お酒が安過ぎるのがどんちゃん騒ぎの原因? Jeff J. Mitchell-Reuters

 グラス片手にどんちゃん騒ぎし、時には意識を失うまで飲みまくる。「酒飲み大国イギリス」の存在感はヨーロッパの中でも特別だ。

 サッカーのワールドカップが始まって町には酔っぱらいがあふれているが、それとは別に、近頃のイギリス人の酒量は危機的レベルまで上昇しているとの調査結果が出た。国民保険サービス(NHS)の顧問機関である英国国立臨床研究所(NICE)によれば、イギリスでは年間8000人がアルコール関連の疾患で死亡し、その数は過去16年で倍増している。NHSにも年間27億謇の負担が掛かる。

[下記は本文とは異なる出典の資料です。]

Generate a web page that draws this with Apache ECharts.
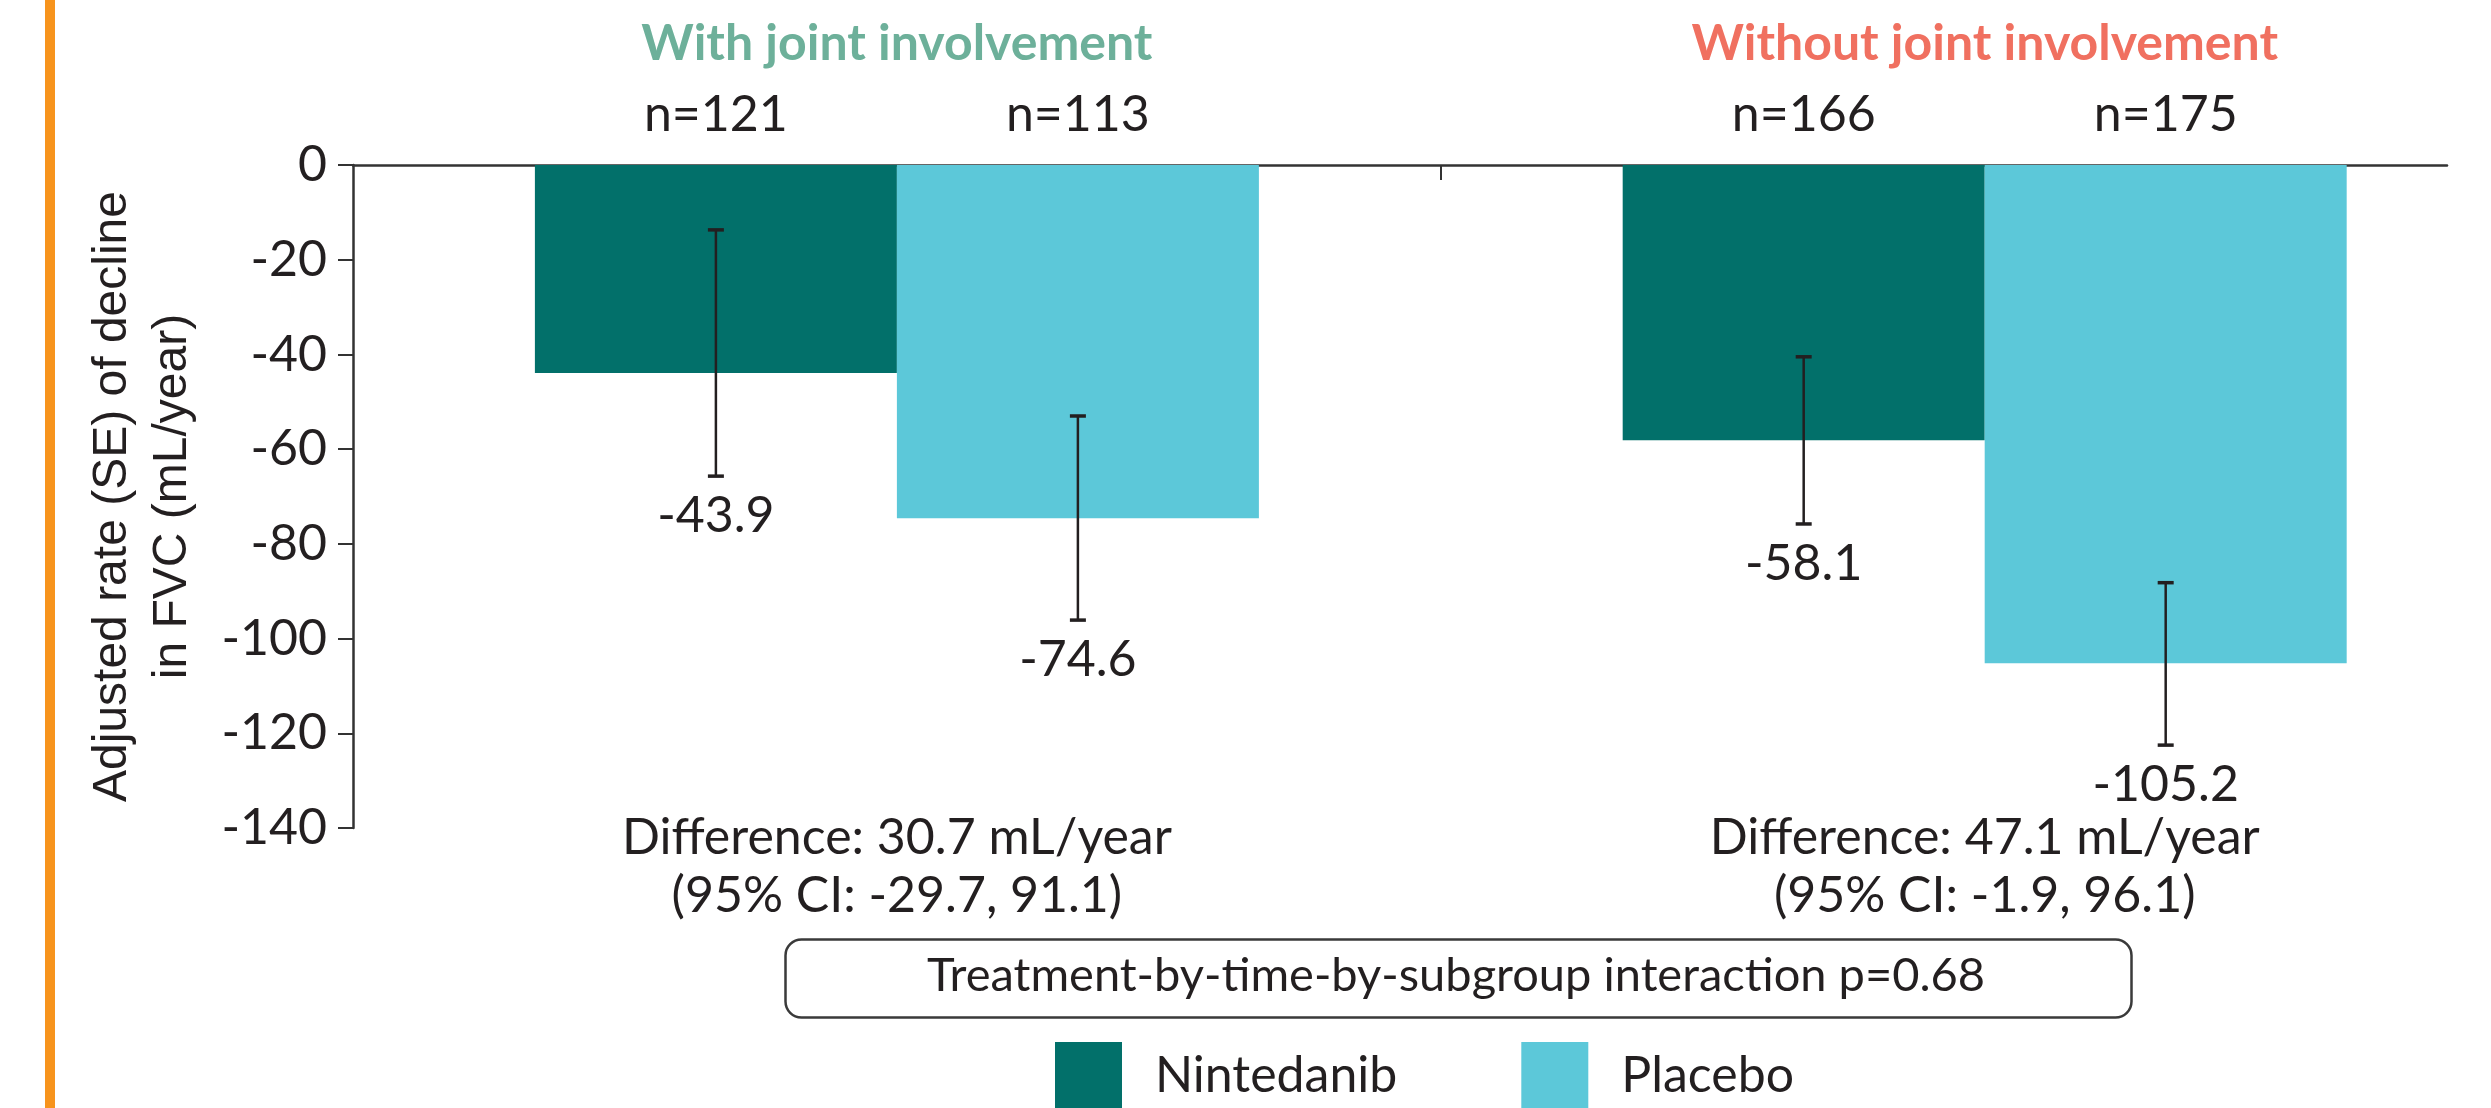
<!DOCTYPE html>
<html>
<head>
<meta charset="utf-8">
<script src="https://cdn.jsdelivr.net/npm/echarts@6/dist/echarts.min.js"></script>
<style>
  html, body { margin: 0; padding: 0; background: #ffffff; }
  #chart { width: 2491px; height: 1108px; }
</style>
</head>
<body>
<div id="chart"></div>
<script>
// Subgroups along the x axis (placed at 1 and 2 on a value axis)
const groups = ['With joint involvement', 'Without joint involvement'];
const groupColors = ['#6DB09A', '#F07060'];
const groupPos = [1, 2];

// Treatment arms
const treatments = ['Nintedanib', 'Placebo'];
const armColors = ['#02706A', '#5CC8D9'];

// Adjusted rate of decline in FVC (mL/year)
const nintedanibRate = [-43.9, -58.1];
const placeboRate = [-74.6, -105.2];

// Error bar ends [upper, lower]
const nintedanibErr = [[-13.7, -65.7], [-40.5, -75.8]];
const placeboErr = [[-53.0, -96.1], [-88.2, -122.5]];

// Patients per arm
const nintedanibN = [121, 166];
const placeboN = [113, 175];

// Between-arm comparisons
const differences = ['Difference: 30.7 mL/year', 'Difference: 47.1 mL/year'];
const confidence = ['(95% CI: -29.7, 91.1)', '(95% CI: -1.9, 96.1)'];
const interactionNote = 'Treatment-by-time-by-subgroup interaction p=0.68';

// Value axis ticks
const yMin = -140, yMax = 0, yStep = 20;

const TEXT = '#231F20';
const AXIS = '#333333';
const FONT = 'Lato, "Liberation Sans", sans-serif';
const BAR_W = 362;
const CAP_W = 16;

const chart = echarts.init(document.getElementById('chart'), null, { renderer: 'canvas' });

// One row per bar: [group position, mean, upper, lower, n, side]
const armRows = [];
[nintedanibRate, placeboRate].forEach(function (rates, arm) {
  const errs = arm === 0 ? nintedanibErr : placeboErr;
  const ns = arm === 0 ? nintedanibN : placeboN;
  rates.forEach(function (v, g) {
    armRows.push([groupPos[g], v, errs[g][0], errs[g][1], ns[g], arm === 0 ? -1 : 1]);
  });
});

function renderArmMarks(params, api) {
  const x = api.value(0);
  const mean = api.value(1);
  const hi = api.value(2);
  const lo = api.value(3);
  const n = api.value(4);
  const side = api.value(5);
  const zero = api.coord([x, 0]);
  const cx = zero[0] + side * BAR_W / 2;
  const yHi = api.coord([x, hi])[1];
  const yLo = api.coord([x, lo])[1];
  const textStyle = { fill: TEXT, fontSize: 50, fontFamily: FONT, align: 'center', verticalAlign: 'middle' };
  return {
    type: 'group',
    children: [
      { type: 'line', shape: { x1: cx, y1: yHi, x2: cx, y2: yLo }, style: { stroke: TEXT, lineWidth: 2.5 } },
      { type: 'line', shape: { x1: cx - CAP_W / 2, y1: yHi, x2: cx + CAP_W / 2, y2: yHi }, style: { stroke: TEXT, lineWidth: 3.5 } },
      { type: 'line', shape: { x1: cx - CAP_W / 2, y1: yLo, x2: cx + CAP_W / 2, y2: yLo }, style: { stroke: TEXT, lineWidth: 3.5 } },
      { type: 'text', x: cx, y: yLo + 40, style: Object.assign({ text: mean.toFixed(1) }, textStyle) },
      { type: 'text', x: cx, y: zero[1] - 50, style: Object.assign({ text: 'n=' + n }, textStyle) }
    ]
  };
}

function renderGroupText(params, api) {
  const g = params.dataIndex;
  const x = api.value(0);
  const top = api.coord([x, yMax]);
  const bottom = api.coord([x, yMin]);
  const base = { fill: TEXT, fontSize: 50, fontFamily: FONT, align: 'center', verticalAlign: 'middle' };
  return {
    type: 'group',
    children: [
      { type: 'text', x: top[0], y: top[1] - 121,
        style: Object.assign({}, base, { text: groups[g], fill: groupColors[g], fontWeight: 'bold' }) },
      { type: 'text', x: bottom[0], y: bottom[1] + 10, style: Object.assign({}, base, { text: differences[g] }) },
      { type: 'text', x: bottom[0], y: bottom[1] + 68, style: Object.assign({}, base, { text: confidence[g] }) }
    ]
  };
}

const option = {
  animation: false,
  backgroundColor: '#ffffff',
  grid: { left: 353, right: 44, top: 165, bottom: 280, containLabel: false },
  xAxis: {
    type: 'value',
    min: 0.5,
    max: 2.425,
    axisLine: { show: true, onZero: true, lineStyle: { color: AXIS, width: 2.5 } },
    axisTick: { show: true, customValues: [1.5], length: 15, lineStyle: { color: AXIS, width: 2 } },
    axisLabel: { show: false },
    splitLine: { show: false }
  },
  yAxis: {
    type: 'value',
    min: yMin,
    max: yMax,
    interval: yStep,
    name: 'Adjusted rate (SE) of decline\nin FVC (mL/year)',
    nameLocation: 'middle',
    nameRotate: 90,
    nameGap: 210,
    nameTextStyle: {
      color: TEXT, fontSize: 48, fontFamily: '"Liberation Sans", Arial, sans-serif',
      lineHeight: 60, align: 'center', verticalAlign: 'middle'
    },
    axisLine: { show: true, lineStyle: { color: AXIS, width: 2.5 } },
    axisTick: { show: true, length: 15, lineStyle: { color: AXIS, width: 2 } },
    axisLabel: { color: TEXT, fontSize: 50, fontFamily: FONT, margin: 26 },
    splitLine: { show: false }
  },
  legend: {
    data: treatments,
    left: 1055,
    top: 1042,
    padding: 0,
    itemWidth: 67,
    itemHeight: 67,
    itemGap: 124,
    icon: 'rect',
    textStyle: { color: TEXT, fontSize: 50, fontFamily: FONT, padding: [0, 0, 0, 28] }
  },
  graphic: [
    { type: 'rect', left: 45, top: 0, shape: { width: 10, height: 1108 }, style: { fill: '#F7941D' } },
    { type: 'rect', left: 783, top: 937, shape: { width: 1346, height: 78, r: 16 },
      style: { fill: 'none', stroke: '#3A3A3A', lineWidth: 2.5 } },
    { type: 'text', x: 1456, y: 976,
      style: { text: interactionNote, fill: TEXT, fontSize: 47, fontFamily: FONT, align: 'center', verticalAlign: 'middle' } }
  ],
  series: [
    {
      name: treatments[0], type: 'bar', barWidth: BAR_W, barGap: '0%',
      itemStyle: { color: armColors[0] },
      data: groupPos.map(function (p, i) { return [p, nintedanibRate[i]]; })
    },
    {
      name: treatments[1], type: 'bar', barWidth: BAR_W, barGap: '0%',
      itemStyle: { color: armColors[1] },
      data: groupPos.map(function (p, i) { return [p, placeboRate[i]]; })
    },
    {
      name: 'arm marks', type: 'custom', renderItem: renderArmMarks, z: 5, silent: true,
      data: armRows
    },
    {
      name: 'group text', type: 'custom', renderItem: renderGroupText, z: 5, silent: true,
      data: groupPos.map(function (p) { return [p, 0]; })
    }
  ]
};

chart.setOption(option);
</script>
</body>
</html>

 そこでNICEは、酒類の販売価格に下限を設けるよう提案。さらにお酒の広告禁止や、安い酒を買いだめするための欧州旅行の制限、NHS利用者が医師の診察を受ける際に飲酒習慣を必ず尋ねることも求めた。「現在の酒の価格はかつてないほど低い。健康被害や社会的損害に見合ったものになっていない」と、医療経済学者アン・ルドブルックは言う。

 人々の飲酒スピードを抑えるための対策は過去にも実施されてきたが、ことごとく失敗している。キャメロン新政権も価格の下限設定については懐疑的だが、原価割れでのアルコール販売の禁止や、酒に絡んだ犯罪を扱う警察権の強化などを重点施策として掲げる。